> **Stated exercise**: Below this line are records; write out exactly the lines from the one containing "Generate a web" through the one containing "const titleText = 'Bicentenario.';", with the pictures left out.

> **Dataset extract**:

__________

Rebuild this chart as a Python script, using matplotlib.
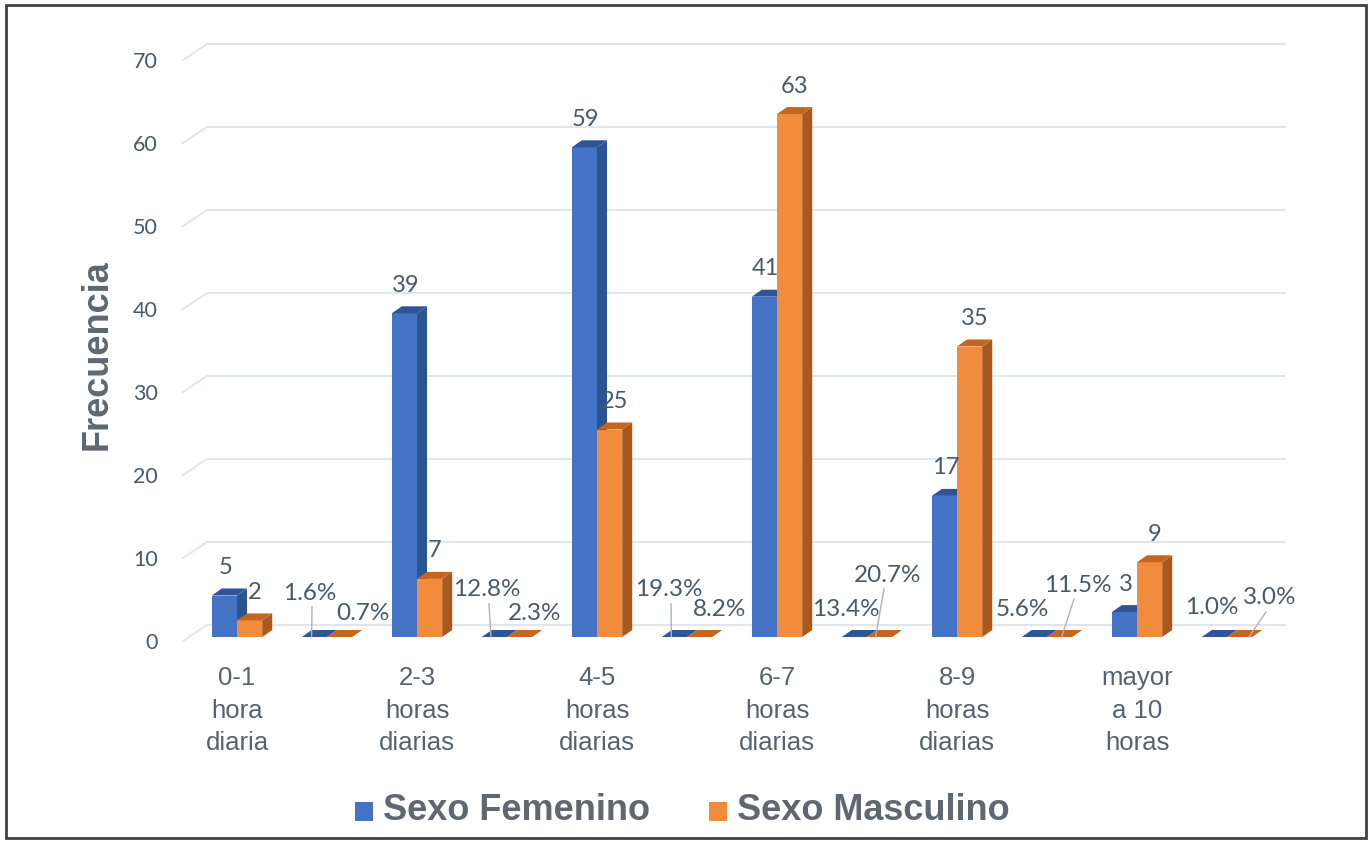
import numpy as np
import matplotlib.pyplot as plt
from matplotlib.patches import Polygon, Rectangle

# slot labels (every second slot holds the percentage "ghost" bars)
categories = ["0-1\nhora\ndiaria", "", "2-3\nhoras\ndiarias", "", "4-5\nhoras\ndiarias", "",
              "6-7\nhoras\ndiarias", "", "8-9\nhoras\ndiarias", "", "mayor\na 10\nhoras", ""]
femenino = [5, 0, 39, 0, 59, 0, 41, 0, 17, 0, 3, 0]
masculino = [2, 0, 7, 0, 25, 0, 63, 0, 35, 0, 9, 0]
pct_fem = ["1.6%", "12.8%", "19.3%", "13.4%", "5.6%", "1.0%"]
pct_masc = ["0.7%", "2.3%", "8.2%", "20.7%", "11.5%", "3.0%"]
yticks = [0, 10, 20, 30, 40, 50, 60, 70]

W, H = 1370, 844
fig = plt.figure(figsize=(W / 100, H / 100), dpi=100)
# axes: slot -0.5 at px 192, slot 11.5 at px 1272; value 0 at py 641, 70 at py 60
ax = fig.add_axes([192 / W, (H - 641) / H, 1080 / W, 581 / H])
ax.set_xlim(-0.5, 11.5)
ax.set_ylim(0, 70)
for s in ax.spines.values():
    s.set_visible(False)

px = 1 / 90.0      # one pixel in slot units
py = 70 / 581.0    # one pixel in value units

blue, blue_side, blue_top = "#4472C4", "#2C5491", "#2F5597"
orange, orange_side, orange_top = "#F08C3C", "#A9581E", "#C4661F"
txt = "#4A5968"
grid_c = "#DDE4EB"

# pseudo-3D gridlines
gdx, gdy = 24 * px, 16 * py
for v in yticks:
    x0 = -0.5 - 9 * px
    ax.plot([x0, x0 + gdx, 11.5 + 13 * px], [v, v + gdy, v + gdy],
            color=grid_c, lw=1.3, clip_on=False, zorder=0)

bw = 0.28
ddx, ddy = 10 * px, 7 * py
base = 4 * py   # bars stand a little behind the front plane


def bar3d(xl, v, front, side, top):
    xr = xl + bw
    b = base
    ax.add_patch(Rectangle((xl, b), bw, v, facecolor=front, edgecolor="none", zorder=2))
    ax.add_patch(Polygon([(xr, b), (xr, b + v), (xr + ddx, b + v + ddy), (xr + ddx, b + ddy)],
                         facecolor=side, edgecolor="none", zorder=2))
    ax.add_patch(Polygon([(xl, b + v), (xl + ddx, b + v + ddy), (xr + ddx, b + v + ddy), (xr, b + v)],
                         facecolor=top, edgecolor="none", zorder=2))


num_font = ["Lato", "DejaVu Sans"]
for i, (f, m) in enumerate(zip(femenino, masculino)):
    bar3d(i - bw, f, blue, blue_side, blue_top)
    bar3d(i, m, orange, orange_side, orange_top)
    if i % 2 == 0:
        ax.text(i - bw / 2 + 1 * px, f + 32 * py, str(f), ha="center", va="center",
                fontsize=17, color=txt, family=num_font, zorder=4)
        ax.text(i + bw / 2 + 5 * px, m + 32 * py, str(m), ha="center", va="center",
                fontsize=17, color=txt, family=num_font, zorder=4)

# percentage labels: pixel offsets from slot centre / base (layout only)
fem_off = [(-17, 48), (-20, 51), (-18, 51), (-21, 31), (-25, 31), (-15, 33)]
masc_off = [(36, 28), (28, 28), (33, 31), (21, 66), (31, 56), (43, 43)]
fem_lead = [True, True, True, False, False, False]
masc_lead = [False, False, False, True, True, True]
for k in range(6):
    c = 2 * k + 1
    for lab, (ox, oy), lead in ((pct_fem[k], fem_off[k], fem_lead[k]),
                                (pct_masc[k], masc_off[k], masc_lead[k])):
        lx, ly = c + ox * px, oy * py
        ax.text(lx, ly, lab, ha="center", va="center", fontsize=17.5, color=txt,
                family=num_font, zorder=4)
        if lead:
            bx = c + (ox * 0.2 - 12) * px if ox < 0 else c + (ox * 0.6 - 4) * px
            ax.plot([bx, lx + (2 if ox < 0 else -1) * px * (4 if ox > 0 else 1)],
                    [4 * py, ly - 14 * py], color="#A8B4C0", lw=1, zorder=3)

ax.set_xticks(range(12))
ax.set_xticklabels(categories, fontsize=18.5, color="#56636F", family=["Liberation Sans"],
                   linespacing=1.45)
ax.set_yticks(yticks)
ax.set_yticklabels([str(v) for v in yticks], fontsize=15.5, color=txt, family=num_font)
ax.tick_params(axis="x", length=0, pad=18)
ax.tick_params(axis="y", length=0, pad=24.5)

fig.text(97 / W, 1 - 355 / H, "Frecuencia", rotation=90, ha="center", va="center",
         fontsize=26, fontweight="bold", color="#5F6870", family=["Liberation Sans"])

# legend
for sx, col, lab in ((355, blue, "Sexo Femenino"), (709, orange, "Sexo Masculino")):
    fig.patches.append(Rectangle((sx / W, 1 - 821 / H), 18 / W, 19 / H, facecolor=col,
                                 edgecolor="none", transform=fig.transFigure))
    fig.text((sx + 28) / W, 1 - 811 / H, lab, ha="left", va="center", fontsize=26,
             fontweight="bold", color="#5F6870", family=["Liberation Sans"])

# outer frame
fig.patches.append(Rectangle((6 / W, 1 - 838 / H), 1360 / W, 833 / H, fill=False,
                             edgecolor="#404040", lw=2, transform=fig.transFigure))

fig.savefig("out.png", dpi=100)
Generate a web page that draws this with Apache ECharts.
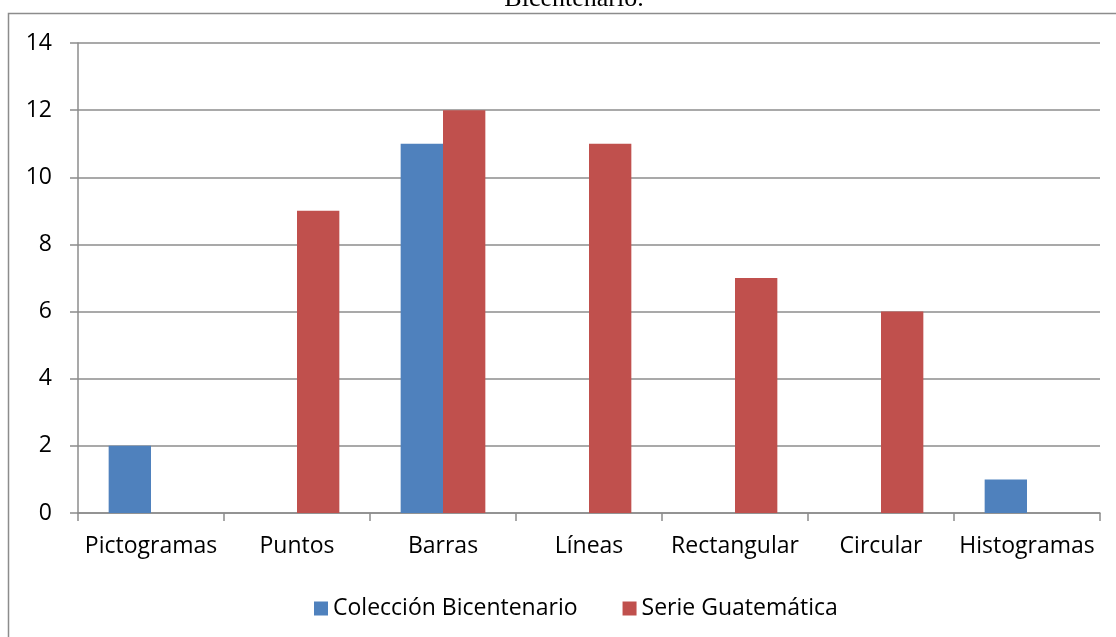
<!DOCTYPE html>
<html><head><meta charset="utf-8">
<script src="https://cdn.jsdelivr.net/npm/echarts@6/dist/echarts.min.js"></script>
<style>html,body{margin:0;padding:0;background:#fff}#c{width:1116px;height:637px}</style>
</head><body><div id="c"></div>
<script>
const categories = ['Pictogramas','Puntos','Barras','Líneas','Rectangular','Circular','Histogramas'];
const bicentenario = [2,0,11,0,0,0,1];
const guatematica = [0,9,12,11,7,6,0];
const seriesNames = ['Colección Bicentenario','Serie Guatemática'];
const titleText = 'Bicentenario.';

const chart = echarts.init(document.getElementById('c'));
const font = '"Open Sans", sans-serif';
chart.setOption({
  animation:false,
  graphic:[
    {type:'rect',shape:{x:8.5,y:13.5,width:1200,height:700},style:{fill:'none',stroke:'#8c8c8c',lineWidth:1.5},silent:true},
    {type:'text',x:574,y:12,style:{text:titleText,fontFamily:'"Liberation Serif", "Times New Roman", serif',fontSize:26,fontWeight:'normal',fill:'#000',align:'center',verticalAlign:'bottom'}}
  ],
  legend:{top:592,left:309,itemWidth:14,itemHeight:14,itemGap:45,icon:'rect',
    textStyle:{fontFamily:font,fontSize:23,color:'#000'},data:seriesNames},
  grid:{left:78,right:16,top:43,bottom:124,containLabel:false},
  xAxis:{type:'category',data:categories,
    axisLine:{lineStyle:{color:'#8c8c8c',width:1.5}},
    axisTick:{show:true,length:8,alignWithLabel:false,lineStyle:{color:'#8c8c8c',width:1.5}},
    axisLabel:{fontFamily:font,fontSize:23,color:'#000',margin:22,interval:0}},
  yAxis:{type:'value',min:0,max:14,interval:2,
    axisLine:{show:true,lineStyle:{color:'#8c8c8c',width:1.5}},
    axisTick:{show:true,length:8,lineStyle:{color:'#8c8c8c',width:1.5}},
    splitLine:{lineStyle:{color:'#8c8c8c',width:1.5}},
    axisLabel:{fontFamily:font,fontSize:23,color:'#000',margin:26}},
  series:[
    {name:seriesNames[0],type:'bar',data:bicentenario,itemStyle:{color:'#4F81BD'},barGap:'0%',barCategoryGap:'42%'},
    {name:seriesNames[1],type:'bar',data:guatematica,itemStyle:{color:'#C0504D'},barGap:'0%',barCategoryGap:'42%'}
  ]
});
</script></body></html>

__________

> **Solution**:
Generate a web page that draws this with Apache ECharts.
<!DOCTYPE html>
<html><head><meta charset="utf-8">
<script src="https://cdn.jsdelivr.net/npm/echarts@6/dist/echarts.min.js"></script>
<style>html,body{margin:0;padding:0;background:#fff}#c{width:1116px;height:637px}</style>
</head><body><div id="c"></div>
<script>
const categories = ['Pictogramas','Puntos','Barras','Líneas','Rectangular','Circular','Histogramas'];
const bicentenario = [2,0,11,0,0,0,1];
const guatematica = [0,9,12,11,7,6,0];
const seriesNames = ['Colección Bicentenario','Serie Guatemática'];
const titleText = 'Bicentenario.';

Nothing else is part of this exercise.